Ja. Die SPD hat es nicht geschafft, die K-Frage im Einvernehmen zu klären. Dies wird eine Belastung für den Wahlkampf sein. Pistorius bleibt jedoch vorerst der deutlich beliebtere Politiker, was Scholz möglicherweise während des gesamten Wahlkampfs begleiten wird.

Gibt es überhaupt eine Chance für eine Aufholjagd?

Wenn man Scholz auf die niedrigen Umfragewerte anspricht, verweist er immer auf das Wahljahr 2021. Zu diesem Zeitpunkt lag er zweieinhalb Monate vor der Wahl immer noch rund 16 Prozent hinter Armin Laschet von der CDU. Nach einem unpassenden Lacher von Laschet im Flutgebiet im Ahrtal änderte sich die Stimmung. Die SPD gewann knapp mit 25,7 zu 24,1 Prozent gegen die Union. Scholz wurde der Kanzler der ersten Ampel-Koalition mit den Grünen und der FDP auf Bundesebene.

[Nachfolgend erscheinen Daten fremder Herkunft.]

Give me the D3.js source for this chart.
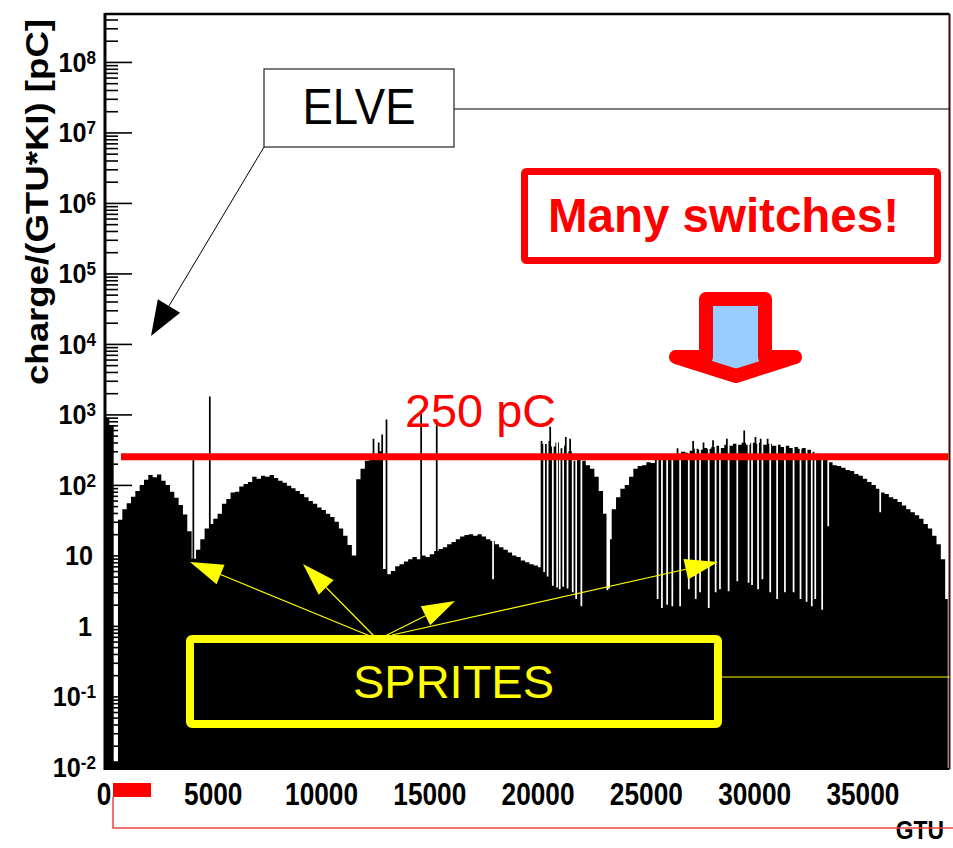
<!DOCTYPE html>
<html>
<head>
<meta charset="utf-8">
<script src="https://cdn.jsdelivr.net/npm/d3@7"></script>
<style>
  html, body { margin: 0; padding: 0; background: #fff; }
  svg { display: block; }
  text { font-family: "Liberation Sans", Arial, Helvetica, sans-serif; }
</style>
</head>
<body>
<svg id="chart" width="953" height="848"></svg>
<script>
// ---- data: charge per GTU, envelope in 200-GTU bins ----
const binWidth = 200;
const envelope = [
  900, 700, 0.012, 32, 45, 55, 68, 82, 100, 118,
  138, 128, 140, 115, 100, 80, 66, 52, 38, 22,
  9, 12, 17, 24, 28, 33, 39, 54, 63, 78,
  80, 95, 103, 110, 130, 122, 135, 130, 138, 125,
  115, 107, 97, 90, 82, 74, 67, 59, 54, 48,
  44, 39, 35, 30, 24, 19, 14, 10, 120, 170,
  220, 250, 265, 300, 6.4, 5.4, 6, 7, 7.5, 8.2,
  8.8, 9.5, 8.8, 10, 9.5, 10.4, 11.5, 12.3, 13, 14.4,
  15.5, 17, 18.5, 19.5, 20, 19, 20, 18.5, 17, 16,
  14.4, 13, 12, 11, 10, 9.5, 8.5, 8, 7.5, 7.2,
  6.8, 380, 420, 350, 400, 330, 360, 300, 220, 235,
  220, 190, 170, 130, 82, 39, 17, 45, 67, 88,
  100, 130, 170, 185, 190, 210, 205, 225, 235, 250,
  245, 265, 277, 295, 285, 305, 326, 315, 335, 326,
  345, 360, 335, 370, 360, 384, 370, 395, 370, 395,
  384, 395, 370, 384, 360, 370, 345, 360, 335, 345,
  326, 335, 315, 295, 277, 250, 225, 210, 190, 185,
  175, 163, 158, 143, 135, 122, 110, 100, 88, 78,
  74, 67, 63, 57, 51, 45, 41, 37, 33, 28,
  24, 19, 14.4, 8.8, 2.4
];

// narrow bursts above the envelope: [GTU, pC]
const spikes = [
  [4063, 240], [4825, 1800],
  [12374, 450], [12605, 400], [12790, 520], [12974, 850],
  [14590, 1100], [15305, 700],
  [20130, 420], [20546, 670], [20777, 340], [21262, 480], [21470, 450],
  [26409, 330], [27148, 420], [27610, 400], [28071, 430], [28717, 450],
  [29502, 590], [30011, 480], [30242, 450], [30565, 450], [31027, 410]
];

// gain switches: short drops below the envelope: [GTU, pC]
const gaps = [
  [17914, 4.6],
  [20246, 5.8], [20410, 5.0], [20661, 3.7], [20845, 3.5], [20985, 3.3],
  [21150, 3.6], [21354, 3.4], [21585, 3.0], [21746, 2.4], [21977, 1.9],
  [23177, 3.2], [23269, 3.4],
  [25486, 2.4], [25703, 1.8], [25948, 2.0], [26165, 1.9], [26548, 1.9],
  [26931, 3.3], [27240, 2.4], [27471, 3.0], [27854, 1.8], [28164, 3.0],
  [28395, 3.3], [28778, 3.1], [29166, 4.3], [29701, 4.1], [29872, 3.8],
  [30149, 3.3], [30320, 4.6], [30703, 3.0], [31012, 2.4], [31396, 3.0],
  [31779, 3.0], [32088, 2.4], [32397, 2.2], [32628, 1.9], [32781, 2.4],
  [33104, 1.7], [33380, 26], [35782, 41],
  [38920, 0.001]
];

const xTicks = [0, 5000, 10000, 15000, 20000, 25000, 30000, 35000];
const yDecades = [-2, -1, 0, 1, 2, 3, 4, 5, 6, 7, 8];
const threshold = 250;          // pC
const xMax = 39000;

// ---- scales ----
const svg = d3.select("#chart");
const frame = { left: 105, right: 949.5, top: 14, bottom: 769 };
const x = d3.scaleLinear().domain([0, xMax]).range([frame.left, frame.right]);
const y = d3.scaleLog()
  .domain([Math.pow(10, -2.03), Math.pow(10, 8.68)])
  .range([frame.bottom, frame.top])
  .clamp(true);

// ---- fine-binned histogram table ----
const fineWidth = 40;
const nFine = Math.round(xMax / fineWidth);
const fine = d3.range(nFine).map(j => ({
  g: j * fineWidth,
  v: envelope[Math.min(envelope.length - 1, Math.floor(j * fineWidth / binWidth))]
}));
spikes.forEach(([g, v]) => {
  const j = Math.floor(g / fineWidth);
  [j, j + 1].forEach(k => { if (fine[k]) fine[k].v = Math.max(fine[k].v, v); });
});
gaps.forEach(([g, v]) => {
  const j = Math.floor(g / fineWidth);
  [j, j + 1].forEach(k => { if (fine[k]) fine[k].v = v; });
});
fine.push({ g: xMax, v: fine[fine.length - 1].v });

svg.append("rect").attr("width", 953).attr("height", 848).attr("fill", "#fff");

const area = d3.area()
  .curve(d3.curveStepAfter)
  .x(d => x(d.g))
  .y0(frame.bottom)
  .y1(d => y(d.v));

svg.append("path").datum(fine).attr("d", area).attr("fill", "#000");

// ---- axes ----
const minorVals = [];
for (let k = -3; k <= 8; k++) {
  for (let m = 2; m <= 9; m++) {
    const v = m * Math.pow(10, k);
    if (v >= y.domain()[0] && v <= y.domain()[1]) minorVals.push(v);
  }
}
const majorVals = yDecades.map(k => Math.pow(10, k));

function styleAxis(g) {
  g.select(".domain").remove();
  g.selectAll("line").attr("stroke", "#000").attr("stroke-width", 1.6);
}
svg.append("g").attr("transform", `translate(${frame.left},0)`)
  .call(d3.axisLeft(y).tickValues(minorVals).tickSize(-13).tickFormat(""))
  .call(styleAxis);
svg.append("g").attr("transform", `translate(${frame.left},0)`)
  .call(d3.axisLeft(y).tickValues(majorVals).tickSize(-27).tickFormat(""))
  .call(styleAxis);
svg.append("g").attr("transform", `translate(0,${frame.bottom})`)
  .call(d3.axisBottom(x).tickValues(xTicks).tickSize(-20).tickFormat(""))
  .call(styleAxis);

// frame
svg.append("line").attr("x1", frame.left).attr("x2", frame.right)
  .attr("y1", frame.top).attr("y2", frame.top)
  .attr("stroke", "#000").attr("stroke-width", 2.5);
svg.append("line").attr("x1", frame.left).attr("x2", frame.left)
  .attr("y1", frame.top - 1).attr("y2", frame.bottom + 1)
  .attr("stroke", "#000").attr("stroke-width", 3);
svg.append("line").attr("x1", frame.left).attr("x2", frame.right)
  .attr("y1", frame.bottom).attr("y2", frame.bottom)
  .attr("stroke", "#000").attr("stroke-width", 2);
svg.append("line").attr("x1", frame.right).attr("x2", frame.right)
  .attr("y1", frame.top).attr("y2", frame.bottom)
  .attr("stroke", "#3d0a0a").attr("stroke-width", 2);

// y tick labels (10^k)
yDecades.forEach(k => {
  const ty = y(Math.pow(10, k));
  const right = (k === 0) ? 92 : (k === 1 ? 93 : 96);
  const g = svg.append("g").attr("transform", `translate(${right},${ty + 10}) scale(0.9,1)`);
  const t = g.append("text").attr("text-anchor", "end")
    .attr("font-size", 28).attr("font-weight", "bold").attr("fill", "#000");
  if (k === 0) t.text("1");
  else if (k === 1) t.text("10");
  else {
    t.append("tspan").text("10");
    t.append("tspan").attr("font-size", 19).attr("dy", -8).text(String(k));
  }
});

// x tick labels
xTicks.forEach(v => {
  svg.append("g").attr("transform", `translate(${x(v) - (v === 0 ? 1 : 0)},805) scale(0.82,1)`)
    .append("text").attr("text-anchor", "middle")
    .attr("font-size", 32).attr("font-weight", "bold").attr("fill", "#000")
    .text(v);
});

// axis titles
svg.append("text")
  .attr("transform", "translate(48,202) rotate(-90)")
  .attr("text-anchor", "middle")
  .attr("font-size", 31).attr("font-weight", "bold")
  .attr("textLength", 366).attr("lengthAdjust", "spacingAndGlyphs")
  .text("charge/(GTU*KI)  [pC]");

svg.append("g").attr("transform", "translate(944,839) scale(0.88,1)")
  .append("text").attr("text-anchor", "end")
  .attr("font-size", 26).attr("font-weight", "bold")
  .text("GTU");

// red marker under the axis
svg.append("rect").attr("x", 113).attr("y", 783).attr("width", 38).attr("height", 14).attr("fill", "#ff0000");
svg.append("path").attr("d", "M113,797 V828 H953").attr("fill", "none")
  .attr("stroke", "#ee4444").attr("stroke-width", 1.5);

// ---- annotations ----
function arrow(g, x1, y1, x2, y2, color, width, headLen, headHalf) {
  const dx = x2 - x1, dy = y2 - y1, L = Math.hypot(dx, dy);
  const ux = dx / L, uy = dy / L;
  const bx = x2 - ux * headLen, by = y2 - uy * headLen;
  g.append("line").attr("x1", x1).attr("y1", y1).attr("x2", bx).attr("y2", by)
    .attr("stroke", color).attr("stroke-width", width);
  g.append("polygon")
    .attr("points", [[x2, y2], [bx + uy * headHalf, by - ux * headHalf], [bx - uy * headHalf, by + ux * headHalf]]
      .map(p => p.join(",")).join(" "))
    .attr("fill", color);
}

// threshold line
const yThr = y(threshold);
svg.append("line").attr("x1", 121).attr("x2", frame.right - 1)
  .attr("y1", yThr).attr("y2", yThr)
  .attr("stroke", "#ff0000").attr("stroke-width", 7);
svg.append("text").attr("x", 405).attr("y", 427)
  .attr("font-size", 46).attr("fill", "#ff0000")
  .attr("textLength", 151).attr("lengthAdjust", "spacingAndGlyphs")
  .text(threshold + " pC");

// ELVE
const ann = svg.append("g");
ann.append("line").attr("x1", 454).attr("x2", frame.right).attr("y1", 109).attr("y2", 109)
  .attr("stroke", "#000").attr("stroke-width", 1);
ann.append("rect").attr("x", 264).attr("y", 69).attr("width", 190).attr("height", 78)
  .attr("fill", "#fff").attr("stroke", "#222").attr("stroke-width", 1.2);
ann.append("text").attr("x", 359).attr("y", 124).attr("text-anchor", "middle")
  .attr("font-size", 50).attr("fill", "#000")
  .attr("textLength", 113).attr("lengthAdjust", "spacingAndGlyphs")
  .text("ELVE");
arrow(ann, 264, 147, 151, 336, "#000", 1, 35, 13);

// Many switches!
ann.append("rect").attr("x", 524.5).attr("y", 171.5).attr("width", 413).attr("height", 89)
  .attr("rx", 2).attr("fill", "#fff").attr("stroke", "#ff0000").attr("stroke-width", 7);
ann.append("text").attr("x", 723.5).attr("y", 232).attr("text-anchor", "middle")
  .attr("font-size", 48).attr("font-weight", "bold").attr("fill", "#ff0000")
  .attr("textLength", 351).attr("lengthAdjust", "spacingAndGlyphs")
  .text("Many switches!");

// down arrow
ann.append("polygon")
  .attr("points", "706,299 765,299 765,357 795,357 736,376 676,357 706,357")
  .attr("fill", "#99ccff").attr("stroke", "#ff0000").attr("stroke-width", 14)
  .attr("stroke-linejoin", "round");

// SPRITES
ann.append("line").attr("x1", 722).attr("x2", frame.right).attr("y1", 677).attr("y2", 677)
  .attr("stroke", "#ffff00").attr("stroke-width", 1.2);
ann.append("rect").attr("x", 190).attr("y", 639).attr("width", 528).attr("height", 85)
  .attr("rx", 2).attr("fill", "none").attr("stroke", "#ffff00").attr("stroke-width", 8);
ann.append("text").attr("x", 453.5).attr("y", 698).attr("text-anchor", "middle")
  .attr("font-size", 47).attr("fill", "#ffff00")
  .attr("textLength", 201).attr("lengthAdjust", "spacingAndGlyphs")
  .text("SPRITES");
arrow(ann, 370, 636, 190, 562, "#ffff00", 1.2, 33, 10.5);
arrow(ann, 374, 636, 303, 564, "#ffff00", 1.2, 33, 10.5);
arrow(ann, 385, 636, 455, 601, "#ffff00", 1.2, 33, 10.5);
arrow(ann, 392, 635, 718, 562, "#ffff00", 1.2, 33, 10.5);
</script>
</body>
</html>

Diese Erzählung wird von ihm im Wahlkampf immer wieder zu hören sein. Die Situation war damals allerdings eine andere. Scholz war der Neue, auf den man noch neugierig sein konnte. Nun kennt man ihn deutlich besser und es gibt nach den Umfragen eine große Unzufriedenheit mit seiner Regierungsbilanz.

Mit welchen Themen will Scholz punkten?

Die Wirtschafts- und Finanzpolitik sowie die Sozialpolitik werden eine wichtige Rolle spielen: Eine sichere Rente, ein angemessener Mindestlohn, Steuerentlastung für 95 Prozent der Bevölkerung und der Krieg in der Ukraine.

Was passiert, wenn Scholz scheitert?

Falls Scholz sein Ziel verfehlt, die SPD wieder zur stärksten Partei zu machen, könnte seine Amtszeit im Frühjahr oder Frühsommer enden. Bis dahin wäre er zwischen drei und dreieinhalb Jahren im Amt – nur zwei seiner sieben Vorgänger und eine Vorgängerin blieben kürzer im Kanzleramt: Ludwig Erhard (CDU, 1963 bis 1966) und Kurt Georg Kiesinger (CDU, 1966 bis 1969). Sollte die SPD als Juniorpartner in eine neue Regierung eintreten, ist es unwahrscheinlich, dass Scholz zurücktritt und Minister wird.

Was ist mit der Parteiführung?

Auch für sie könnte eine Wahlniederlage Konsequenzen haben, da die Parteivorsitzenden Lars Klingbeil, Saskia Esken und Matthias Miersch die Entscheidung für Scholz zu verantworten haben. Es kommt jedoch auf das Wahlergebnis an. Alles unter den 20,5 Prozent der SPD mit dem Kandidaten Martin Schulz 2017 wäre das schlechteste Ergebnis der SPD bei einer Bundestagswahl. Im Moment liegt die Partei in allen Umfragen mindestens 4,5 Prozentpunkte darunter.